Par ailleurs, je ne peux pas croire qu’il ignore les 700 mobilisations au Québec depuis l’automne dernier (immenses rassemblements anti-austérité, occupations impromptues, blocages, actions directes presque toutes pacifiques) étaient nécessaires pour envoyer un message à ceux qui prétendent dominer. Je ne peux pas imaginer qu’il pense que la grogne contre l’austérité se résume à quelques excités.
Je ne peux pas penser non plus qu’il ignore la gigantesque opération médiatique en cours pour discréditer les mouvements et faire passer l’austérité comme une voie « normale et incontournable » pour régler les problèmes. C’est impossible de ne pas voir dans tout cela un immense détournement de sens.

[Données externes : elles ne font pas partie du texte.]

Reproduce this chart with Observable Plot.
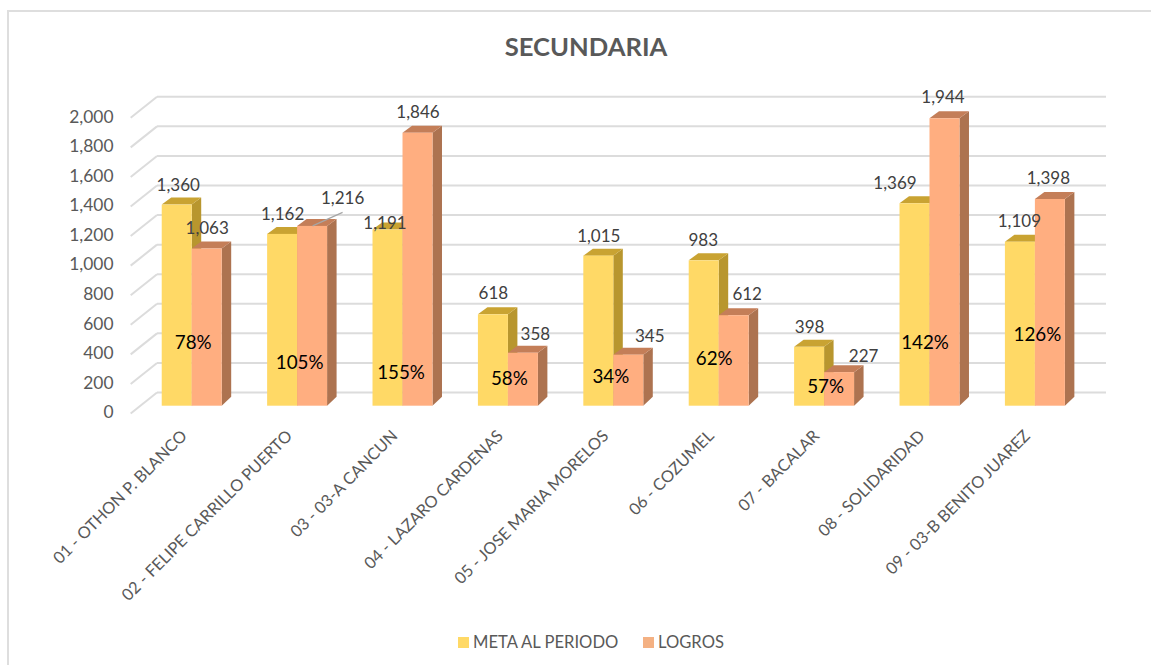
<!DOCTYPE html>
<html lang="es">
<head>
<meta charset="utf-8">
<title>SECUNDARIA</title>
<script src="https://cdn.jsdelivr.net/npm/d3@7"></script>
<script src="https://cdn.jsdelivr.net/npm/@observablehq/plot@0.6"></script>
<style>
  html, body { margin: 0; padding: 0; background: #fff; }
  #page { position: relative; width: 1151px; height: 665px; overflow: hidden; font-family: Lato, sans-serif; }
  #card { position: absolute; left: 7px; top: 10px; right: 0; bottom: 0; border-top: 2px solid #dedede; border-left: 2px solid #dedede; pointer-events: none; }
  #title { position: absolute; left: 0; width: 1172px; top: 29px; text-align: center; font-size: 25.6px; line-height: 34px; font-weight: 700; color: #595959; }
  #chart { position: absolute; left: 0; top: 70px; }
  #chart svg { display: block; background: transparent; }
  .key { position: absolute; top: 632px; font-size: 16.6px; line-height: 20px; color: #595959; white-space: nowrap; }
  .swatch { position: absolute; top: 637px; width: 11px; height: 11px; }
</style>
</head>
<body>
<div id="page">
  <div id="card"></div>
  <div id="title">SECUNDARIA</div>
  <div id="chart"></div>
  <span class="swatch" style="left:458px;background:#FFD966"></span>
  <span class="key" style="left:473px">META AL PERIODO</span>
  <span class="swatch" style="left:643px;background:#F4B183"></span>
  <span class="key" style="left:658px">LOGROS</span>
</div>
<script>
const regions = [
  "01 - OTHON P. BLANCO", "02 - FELIPE CARRILLO PUERTO", "03 - 03-A CANCUN",
  "04 - LAZARO CARDENAS", "05 - JOSE MARIA MORELOS", "06 - COZUMEL",
  "07 - BACALAR", "08 - SOLIDARIDAD", "09 - 03-B BENITO JUAREZ"
];
const series = ["META AL PERIODO", "LOGROS"];
const metaValues = [1360, 1162, 1191, 618, 1015, 983, 398, 1369, 1109];
const logroValues = [1063, 1216, 1846, 358, 345, 612, 227, 1944, 1398];
const percentValues = [78, 105, 155, 58, 34, 62, 57, 142, 126];
const yTicks = [0, 200, 400, 600, 800, 1000, 1200, 1400, 1600, 1800, 2000];

// Hand placement of the labels, as in the source chart.
const percentHeights = [431, 295, 228, 181, 195, 317, 127, 431, 485];
const percentNudgeX = [1, 2, -2, 1, -3, -5, 1, -5, 2];
const metaNudge = [[1,-20],[0,-20],[-3,-7],[0,-21],[0,-20],[-1,-20],[0,-20],[-20,-20],[-1,-21]];
const logroNudge = [[0,-20],[30,-28],[0,-21],[12,-19],[21,-19],[13,-21],[24,-16],[-2,-21],[-2,-21]];

const sideFill = {"#FFD966": "#B8962E", "#FFAE80": "#AD7350"};
const topFill = {"#FFD966": "#C9A332", "#FFAE80": "#C47E58"};
const depthX = 9.5, topRise = 7, baseRise = 9, wallShift = 13.7;
const wallLeft = 157, wallRight = 1106;
const commas = d3.format(",");

const bars = regions.flatMap((region, i) => [
  {region, series: series[0], value: metaValues[i], nudge: metaNudge[i]},
  {region, series: series[1], value: logroValues[i], nudge: logroNudge[i]}
]);
const percents = regions.map((region, i) => ({
  region, text: percentValues[i] + "%", height: percentHeights[i], nudge: percentNudgeX[i]
}));

const svgNS = "http://www.w3.org/2000/svg";
function poly(points, fill) {
  const p = document.createElementNS(svgNS, "polygon");
  p.setAttribute("points", points.map(q => q.join(",")).join(" "));
  p.setAttribute("fill", fill);
  return p;
}

// Adds the side and top faces of each bar from the rect that Plot drew.
function extrude(index, scales, values, dimensions, context, next) {
  const g = next(index, scales, values, dimensions, context);
  for (const r of [...g.querySelectorAll("rect")]) {
    const x1 = +r.getAttribute("x"), w = +r.getAttribute("width");
    const y1 = +r.getAttribute("y"), h = +r.getAttribute("height");
    const x2 = x1 + w, y2 = y1 + h, fill = r.getAttribute("fill");
    r.parentNode.insertBefore(poly([[x2,y1],[x2+depthX,y1-topRise],[x2+depthX,y2-baseRise],[x2,y2]], sideFill[fill]), r);
    r.parentNode.insertBefore(poly([[x1,y1],[x1+depthX,y1-topRise],[x2+depthX,y1-topRise],[x2,y1]], topFill[fill]), r);
  }
  return g;
}

// Stretches the rules of the first facet across the back wall and adds the
// receding left-wall segment of each gridline.
function wallGrid(index, scales, values, dimensions, context, next) {
  const g = next(index, scales, values, dimensions, context);
  const shift = scales.fx(regions[0]) - dimensions.marginLeft;
  for (const l of [...g.querySelectorAll("line")]) {
    const y = +l.getAttribute("y1");
    l.setAttribute("x1", wallLeft - shift);
    l.setAttribute("x2", wallRight - shift);
    const d = l.cloneNode();
    d.setAttribute("x1", wallLeft - shift);
    d.setAttribute("y1", y);
    d.setAttribute("x2", wallLeft - shift - 26.3);
    d.setAttribute("y2", y + 21);
    l.parentNode.appendChild(d);
  }
  return g;
}

// Leader line of the one label that was dragged away from its bar: it runs
// from just under the label back to the top of the bar.
function leader(index, scales, values, dimensions, context, next) {
  const g = next(index, scales, values, dimensions, context);
  const t = g && g.querySelector("text");
  if (!t) return g;
  const m = /translate\(([-\d.]+),\s*([-\d.]+)\)/.exec(t.getAttribute("transform") || "");
  if (!m) return g;
  const X = +m[1], Y = +m[2], nudge = logroNudge[1];
  const l = document.createElementNS(svgNS, "line");
  l.setAttribute("x1", X);
  l.setAttribute("y1", Y + 14);
  l.setAttribute("x2", X - nudge[0]);
  l.setAttribute("y2", Y - nudge[1] - 0.5);
  l.setAttribute("stroke", "#A6A6A6");
  l.setAttribute("stroke-width", 1.2);
  g.appendChild(l);
  return g;
}

const valueLabels = bars.map(d => Plot.text([d], {
  fx: "region", x: "series", y: "value",
  text: t => commas(t.value),
  dx: d.nudge[0], dy: d.nudge[1],
  fontSize: 17, fill: "#404040",
  render: d === bars[3] ? leader : undefined
}));

const percentLabels = percents.map(d => Plot.text([d], {
  fx: "region", y: "height", text: "text", dx: d.nudge,
  fontSize: 18.8, fill: "#000"
}));

const chart = Plot.plot({
  width: 1151,
  height: 540,
  marginTop: 40,
  marginBottom: 204.3,
  marginLeft: wallLeft,
  marginRight: 1151 - wallRight,
  style: {fontFamily: "Lato, sans-serif", background: "transparent"},
  fx: {domain: regions, paddingInner: 0.431, paddingOuter: 0.2175, align: 0.103, round: false, axis: null, label: null},
  x: {domain: series, padding: 0, round: false, axis: null, label: null},
  y: {domain: [0, 2000], axis: null, label: null},
  color: {domain: series, range: ["#FFD966", "#FFAE80"]},
  marks: [
    Plot.ruleY(yTicks, {facetAnchor: "left", dy: -wallShift, stroke: "#DCDCDC", strokeWidth: 2, render: wallGrid}),
    Plot.axisY({ticks: yTicks, facetAnchor: "left", tickSize: 0, tickPadding: 48.7, dy: 6.5, fontSize: 17.4, fill: "#595959", tickFormat: commas, label: null}),
    Plot.barY(bars, {fx: "region", x: "series", y: "value", fill: "series", render: extrude}),
    Plot.axisFx({domain: regions, anchor: "bottom", tickSize: 0, tickPadding: 27, tickRotate: -45, dx: -8, fontSize: 16.4, fill: "#595959", label: null}),
    ...valueLabels,
    ...percentLabels
  ]
});
document.getElementById("chart").appendChild(chart);
</script>
</body>
</html>
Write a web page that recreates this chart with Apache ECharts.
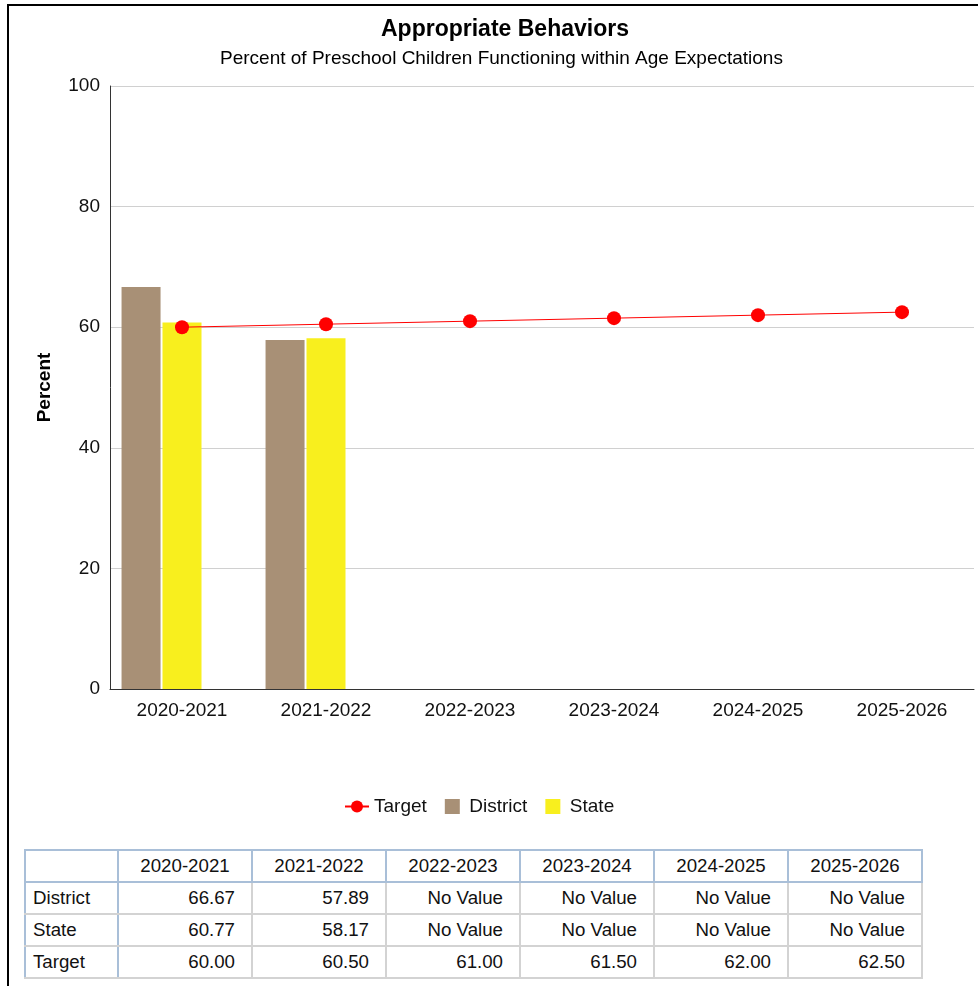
<!DOCTYPE html>
<html>
<head>
<meta charset="utf-8">
<script src="https://cdn.jsdelivr.net/npm/echarts@6/dist/echarts.min.js"></script>
<style>
  html, body { margin: 0; padding: 0; background: #fff; }
  body { width: 978px; height: 986px; position: relative; overflow: hidden; font-family: "Liberation Sans", Arial, sans-serif; }
  #frame { position: absolute; left: 7px; top: 4px; width: 990px; height: 1000px; border-left: 2px solid #000; border-top: 2px solid #000; box-sizing: border-box; }
  #chart { position: absolute; left: 0; top: 0; width: 978px; height: 840px; }
  #tbl { position: absolute; left: 24px; top: 849px; border-collapse: collapse; font-size: 18.7px; color: #111; }
  #tbl td { height: 32px; border: 2px solid #d3d3d3; padding: 0 16px 0 7px; box-sizing: border-box; }
  #tbl td.num { text-align: right; width: 134px; }
  #tbl tr.head td { text-align: center; border-color: #a9bfd8; padding: 0; }
  #tbl td.rowh { border-left-color: #a9bfd8; border-right-color: #a9bfd8; width: 93px; }
</style>
</head>
<body>
<div id="frame"></div>
<div id="chart"></div>
<table id="tbl"></table>
<script>
const categories = ['2020-2021', '2021-2022', '2022-2023', '2023-2024', '2024-2025', '2025-2026'];
const districtValues = [66.67, 57.89, null, null, null, null];
const stateValues = [60.77, 58.17, null, null, null, null];
const targetValues = [60.00, 60.50, 61.00, 61.50, 62.00, 62.50];
const yTicks = [0, 20, 40, 60, 80, 100];

const chart = echarts.init(document.getElementById('chart'), null, { renderer: 'canvas' });
const font = '"Liberation Sans", Arial, sans-serif';
chart.setOption({
  animation: false,
  textStyle: { fontFamily: font },
  title: [
    { text: 'Appropriate Behaviors', left: 376, top: 13, textStyle: { fontSize: 23, fontWeight: 'bold', color: '#000', fontFamily: font } },
    { text: 'Percent of Preschool Children Functioning within Age Expectations', left: 215, top: 44, textStyle: { fontSize: 19, fontWeight: 'normal', color: '#000', fontFamily: font } }
  ],
  legend: {
    top: 792,
    left: 339,
    itemGap: 18,
    itemWidth: 24,
    itemHeight: 15,
    textStyle: { fontSize: 19, color: '#111', fontFamily: font },
    data: [
      { name: 'Target' },
      { name: 'District', icon: 'path://M0,0h15v15h-15z' },
      { name: 'State', icon: 'path://M0,0h15v15h-15z' }
    ]
  },
  grid: { left: 110, right: 4, top: 86, bottom: 840 - 689, containLabel: false },
  xAxis: {
    type: 'category',
    data: categories,
    axisLine: { lineStyle: { color: '#333', width: 1 } },
    axisTick: { show: false },
    axisLabel: { fontSize: 19, color: '#111', margin: 12, fontFamily: font }
  },
  yAxis: {
    type: 'value',
    min: yTicks[0],
    max: yTicks[yTicks.length - 1],
    interval: 20,
    name: 'Percent',
    nameLocation: 'middle',
    nameGap: 56,
    nameRotate: 90,
    nameTextStyle: { fontSize: 19, fontWeight: 'bold', color: '#000', fontFamily: font },
    axisLine: { show: true, lineStyle: { color: '#333', width: 1 } },
    axisTick: { show: false },
    axisLabel: { fontSize: 19, color: '#111', margin: 10, fontFamily: font },
    splitLine: { lineStyle: { color: '#d0d0d0', width: 1 } }
  },
  series: [
    {
      name: 'District', type: 'bar', data: districtValues,
      barWidth: 39, barGap: '5%',
      itemStyle: { color: '#a89076' }
    },
    {
      name: 'State', type: 'bar', data: stateValues,
      barWidth: 39, barGap: '5%',
      itemStyle: { color: '#f8ef1e' }
    },
    {
      name: 'TargetSlot', type: 'bar', data: categories.map(() => null),
      barWidth: 39, barGap: '5%', silent: true
    },
    {
      name: 'Target', type: 'line', data: targetValues,
      symbol: 'circle', symbolSize: 14,
      lineStyle: { color: '#ff0000', width: 1 },
      itemStyle: { color: '#ff0000' },
      z: 5
    }
  ]
});

// Data table
const tbl = document.getElementById('tbl');
function fmt(v) { return v == null ? 'No Value' : v.toFixed(2); }
let html = '<tr class="head"><td class="rowh"></td>' + categories.map(c => '<td class="num">' + c + '</td>').join('') + '</tr>';
const rows = [['District', districtValues], ['State', stateValues], ['Target', targetValues]];
rows.forEach(r => {
  html += '<tr><td class="rowh">' + r[0] + '</td>' + r[1].map(v => '<td class="num">' + fmt(v) + '</td>').join('') + '</tr>';
});
tbl.innerHTML = html;
</script>
</body>
</html>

Il faut faire attention à ce qu’on dit et également à ce qu’on ne dit pas. Une discussion critique et honnête sur les erreurs des mouvements populaires n’est pas une mauvaise chose en soi, surtout lorsqu’elle vient de gens qui sont sur le terrain et qui ne se contentent pas d’« observer » les mobilisations du haut des tours d’ivoire. La révolte est juste et légitime, mais elle n’est pas suffisante, car elle doit se transformer en une perspective de durée, stratégique, réfléchie. C’est ce qui commence à prendre forme au Québec actuellement. Va-t-on pouvoir avancer et persister ? Les dominants pourront-ils réussir à semer la confusion, y compris avec leurs intellectuels de service ? On ne peut pas le savoir d’avance et c’est pourquoi, il faut s’en tenir à des principes et à une éthique qui nous ramène à la formulation lapidaire de Bertolt Brecht : « celui qui combat peut perdre. Celui qui ne combat pas perd toujours ».